1. Field of the Invention
The present invention relates to an image data correction method and an image data correction apparatus. More specifically, the present invention relates to an image data correction method and an image data correction apparatus for correcting image data read from a stimulable phosphor sheet used repeatedly for radiography. The present invention also relates to a program for causing a computer to execute the image data correction method.
2. Description of the Related Art
A radiography system using a stimulable phosphor (storage phosphor) is well known. A stimulable phosphor stores a part of energy of radiation emitted thereon, and releases the stored energy in the form of light in proportion thereto in response to exposure to a stimulating ray such as visible light. In a radiography system, an image of a subject such as a human body is recorded in a stimulable phosphor sheet, and the sheet is scanned with a stimulating ray such as a laser beam to cause the sheet to emit light. The light is then photoelectrically read to obtain an image signal, and a radiograph generated from the image signal is used for diagnosis. In the radiography system, a residual part of the radiation energy is released from the stimulable phosphor sheet by irradiation of the sheet with an erasing ray after the radiograph is read from the sheet. The stimulable phosphor sheet can then be used again for radiography.
In the radiography system, shading may be observed in the form of uneven density in the radiograph generated in the above manner, due to uneven scanning of the stimulable phosphor sheet with the stimulating ray or due to uneven detection of the light emitted from the sheet. Therefore, a method of measuring an effect of shading (Japanese Unexamined Patent Publication No. 1(1989)-099372) and a method of correcting shading (Japanese Unexamined Patent Publication No. 64(1989)-086759) are known.
Meanwhile, a light emission characteristic of a stimulable phosphor, comprising a stimulable phosphor sheet changes, due to repeated exposure to radiation for radiography. More specifically, a stimulable phosphor is altered by exposure to radiation, and the light emission characteristic (a characteristic in an amount of light emitted upon exposure to a stimulating ray of a predetermined condition from the sheet having been exposed to radiation of a predetermined dose) changes in proportion to an accumulated dose of radiation. Furthermore, in radiography described above, a center part of the sheet generally receives radiation having passed through a target and thus having weaker strength while a peripheral part of the sheet receives radiation not having passed through the target and thus having no change in the strength. Therefore, the dose of radiation increases in the peripheral part than in the center part. In addition, transmissivity varies from part to part in the target. Therefore, even in the center part of the sheet, the radiation exposure varies from point to point.

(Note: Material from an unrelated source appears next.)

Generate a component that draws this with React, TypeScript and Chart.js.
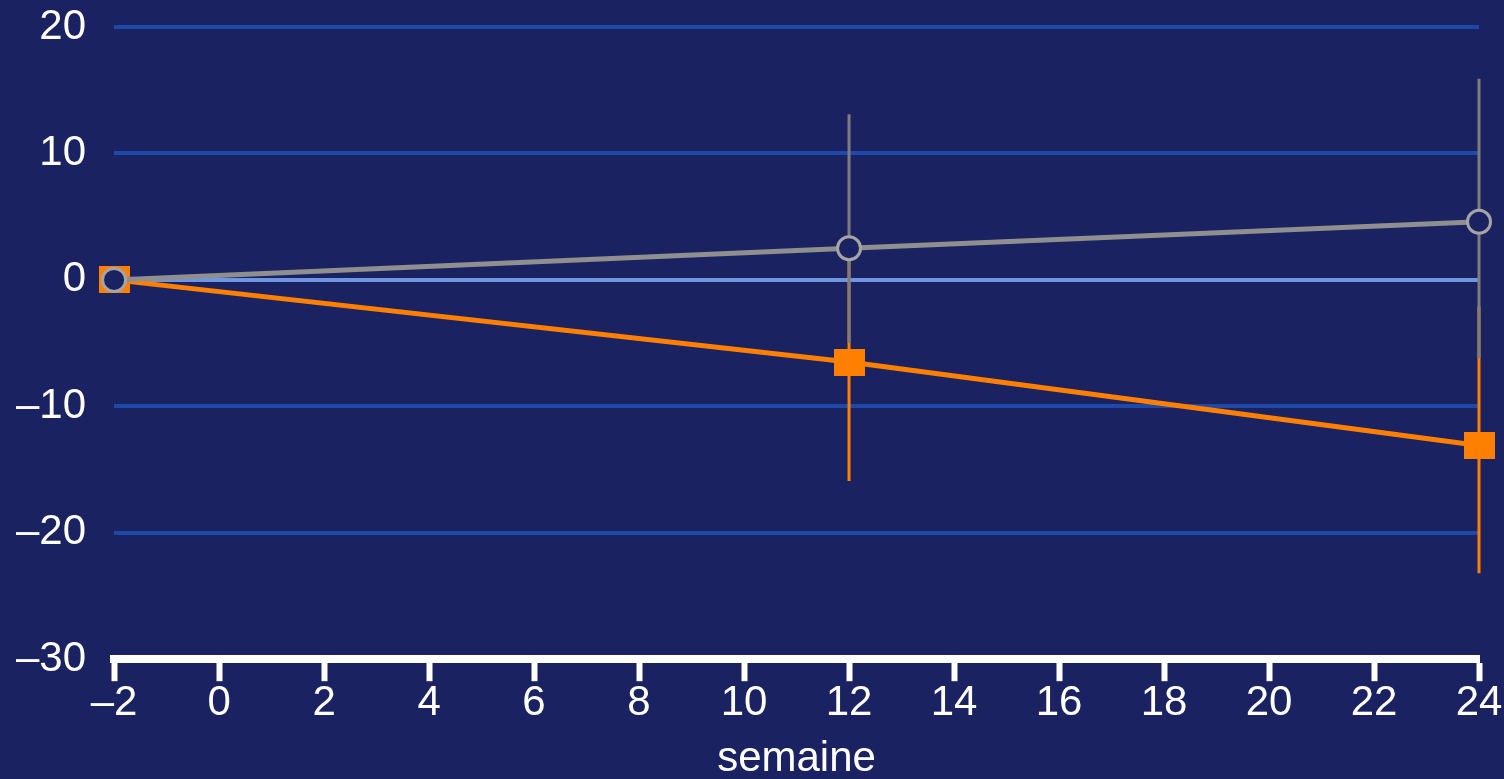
import React, { useEffect, useRef } from "react";
import { Chart, registerables } from "chart.js";

Chart.register(...registerables);

// ---- data ----
const weeks = [-2, 12, 24];
const placeboMean = [0, 2.5, 4.6];
const placeboLow = [null, -5.0, -6.2];
const placeboHigh = [null, 13.1, 15.9];
const treatedMean = [0, -6.5, -13.1];
const treatedLow = [null, -15.9, -23.2];
const treatedHigh = [null, 2.9, -2.1];
const xRange = [-2, 24];
const xStep = 2;
const yRange = [-30, 20];
const yStep = 10;
const xTitle = "semaine";

// ---- styles ----
const BG = "#1a2262";
const GRID = "#1f49a9";
const ZERO = "#6d95e2";
const GREY_LINE = "#8f8f8f";
const GREY_MARK = "#a5a5a5";
const GREY_ERR = "#7d7d7d";
const ORANGE = "#ff8000";
const FONT = "'Liberation Sans', Arial, sans-serif";

function pts(ys: (number | null)[]) {
  return weeks.map((w, i) => ({ x: w, y: ys[i] }));
}

function errPts(lo: (number | null)[], hi: (number | null)[]) {
  const out: { x: number; y: number | null }[] = [];
  weeks.forEach((w, i) => {
    if (lo[i] == null || hi[i] == null) return;
    out.push({ x: w, y: lo[i] }, { x: w, y: hi[i] }, { x: w, y: null });
  });
  return out;
}

function makeRect(w: number, h: number, color: string) {
  const c = document.createElement("canvas");
  c.width = w;
  c.height = h;
  const g = c.getContext("2d")!;
  g.fillStyle = color;
  g.fillRect(0, 0, w, h);
  return c;
}

const dash = (v: number) => String(v).replace("-", "\u2013");

export default function App() {
  const ref = useRef<HTMLCanvasElement | null>(null);

  useEffect(() => {
    if (!ref.current) return;
    const square = makeRect(31, 27, ORANGE);
    const chart = new Chart(ref.current, {
      type: "line",
      data: {
        datasets: [
          {
            label: "placebo",
            data: pts(placeboMean),
            borderColor: GREY_LINE,
            borderWidth: 5,
            pointRadius: 11.5,
            pointBorderWidth: 3,
            pointBorderColor: GREY_MARK,
            pointBackgroundColor: BG,
            pointStyle: "circle",
            order: 0,
            clip: false,
          },
          {
            label: "traitement",
            data: pts(treatedMean),
            borderColor: ORANGE,
            borderWidth: 5,
            pointStyle: square as any,
            pointRadius: 15,
            order: 1,
            clip: false,
          },
          {
            label: "placebo ET",
            data: errPts(placeboLow, placeboHigh),
            borderColor: GREY_ERR,
            borderWidth: 3,
            pointRadius: 0,
            spanGaps: false,
            order: 2,
            clip: false,
          },
          {
            label: "traitement ET",
            data: errPts(treatedLow, treatedHigh),
            borderColor: ORANGE,
            borderWidth: 3,
            pointRadius: 0,
            spanGaps: false,
            order: 3,
            clip: false,
          },
        ],
      },
      options: {
        animation: false,
        responsive: true,
        maintainAspectRatio: false,
        events: [],
        layout: { padding: { left: 16, right: 25, top: 27, bottom: 0 } },
        plugins: { legend: { display: false }, tooltip: { enabled: false } },
        scales: {
          x: {
            type: "linear",
            min: xRange[0],
            max: xRange[1],
            ticks: {
              stepSize: xStep,
              color: "#ffffff",
              font: { family: FONT, size: 42 },
              padding: -3,
              callback: (v: any) => dash(v),
            },
            grid: {
              drawOnChartArea: false,
              drawTicks: true,
              tickLength: 22,
              tickWidth: 6,
              tickColor: "#ffffff",
            },
            border: { display: true, width: 8, color: "#ffffff" },
            title: {
              display: true,
              text: xTitle,
              color: "#ffffff",
              font: { family: FONT, size: 42 },
              padding: { top: 9, bottom: -6 },
            },
          },
          y: {
            type: "linear",
            min: yRange[0],
            max: yRange[1],
            ticks: {
              stepSize: yStep,
              color: "#ffffff",
              font: { family: FONT, size: 42 },
              padding: 0,
              callback: (v: any) => dash(v),
            },
            grid: {
              drawTicks: true,
              tickLength: 28,
              tickColor: "rgba(0,0,0,0)",
              lineWidth: 4,
              color: (ctx: any) =>
                ctx.tick && ctx.tick.value === 0
                  ? ZERO
                  : ctx.tick && ctx.tick.value === yRange[0]
                  ? "rgba(0,0,0,0)"
                  : GRID,
            },
            border: { display: false },
          },
        },
      },
    });
    return () => chart.destroy();
  }, []);

  return (
    <div
      style={{
        position: "fixed",
        left: 0,
        top: 0,
        width: "100vw",
        height: "100vh",
        background: BG,
      }}
    >
      <canvas ref={ref} />
    </div>
  );
}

Consequently, a difference becomes larger in the accumulated dose of radiation between the center part and the peripheral part and among different points in the center part due to repeated radiography of various kinds of subjects. As a result, an amount of light emitted from each point becomes different even in the case where the sheet has received the same amount of radiation and has been exposed to the same amount of stimulating ray. Therefore, uneven density is observed in the image read from the sheet. In other words, uneven density is observed in the radiograph because the light emission characteristic becomes different between areas wherein the accumulated dose of radiation varies. The accumulated dose of radiation refers to a total amount of radiation the sheet has ever received. In the case where the amount of radiation on the sheet changes from point to point as has been described above, the accumulated dose of radiation varies from area to area in the sheet.
Especially, in the case where a stimulable phosphor sheet is used for radiography in a radiation therapy apparatus (such as an apparatus described in Japanese Unexamined Patent Publication No. 9(1997)-239044) for curing by exposing a lesion to radiation of a much larger dose, such as radiation of 1 million times the strength of diagnostic radiography, an amount of radiation on the sheet becomes larger even in a single radiography operation. Therefore, the change in the light emission characteristic becomes apparent in some cases even if the sheet has been used in radiography for a limited number of times.